→ **Given instruction**: Return all the data below as it stands, minus the pictures.

→ **Information provided**:
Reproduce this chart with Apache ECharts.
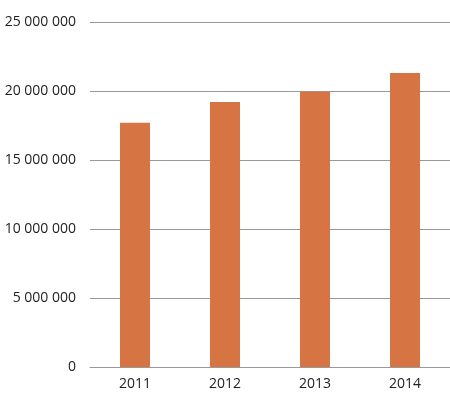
<!DOCTYPE html>
<html><head><meta charset="utf-8">
<script src="https://cdn.jsdelivr.net/npm/echarts@6/dist/echarts.min.js"></script>
<style>html,body{margin:0;padding:0;background:#fff}#c{width:450px;height:411px}</style>
</head><body><div id="c"></div>
<script>
const categories = ['2011','2012','2013','2014'];
const values = [17700000, 19200000, 19950000, 21300000];
const chart = echarts.init(document.getElementById('c'));
const fmt = v => String(v).replace(/\B(?=(\d{3})+(?!\d))/g, ' ');
chart.setOption({
  animation:false,
  grid:{left:90,right:0,top:22,bottom:44},
  xAxis:{type:'category',data:categories,
    axisLine:{lineStyle:{color:'#999'}},axisTick:{show:false},
    axisLabel:{color:'#222',fontSize:14,fontFamily:'Open Sans',margin:10}},
  yAxis:{type:'value',min:0,max:25000000,interval:5000000,
    axisLine:{show:false},axisTick:{show:false},
    splitLine:{lineStyle:{color:'#999'}},
    axisLabel:{color:'#222',fontSize:14,fontFamily:'Open Sans',margin:14,formatter:fmt}},
  series:[{type:'bar',data:values,barWidth:30,itemStyle:{color:'#d67444'}}]
});
</script></body></html>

→ **Output of the task**:
Reproduce this chart with Apache ECharts.
<!DOCTYPE html>
<html><head><meta charset="utf-8">
<script src="https://cdn.jsdelivr.net/npm/echarts@6/dist/echarts.min.js"></script>
<style>html,body{margin:0;padding:0;background:#fff}#c{width:450px;height:411px}</style>
</head><body><div id="c"></div>
<script>
const categories = ['2011','2012','2013','2014'];
const values = [17700000, 19200000, 19950000, 21300000];
const chart = echarts.init(document.getElementById('c'));
const fmt = v => String(v).replace(/\B(?=(\d{3})+(?!\d))/g, ' ');
chart.setOption({
  animation:false,
  grid:{left:90,right:0,top:22,bottom:44},
  xAxis:{type:'category',data:categories,
    axisLine:{lineStyle:{color:'#999'}},axisTick:{show:false},
    axisLabel:{color:'#222',fontSize:14,fontFamily:'Open Sans',margin:10}},
  yAxis:{type:'value',min:0,max:25000000,interval:5000000,
    axisLine:{show:false},axisTick:{show:false},
    splitLine:{lineStyle:{color:'#999'}},
    axisLabel:{color:'#222',fontSize:14,fontFamily:'Open Sans',margin:14,formatter:fmt}},
  series:[{type:'bar',data:values,barWidth:30,itemStyle:{color:'#d67444'}}]
});
</script></body></html>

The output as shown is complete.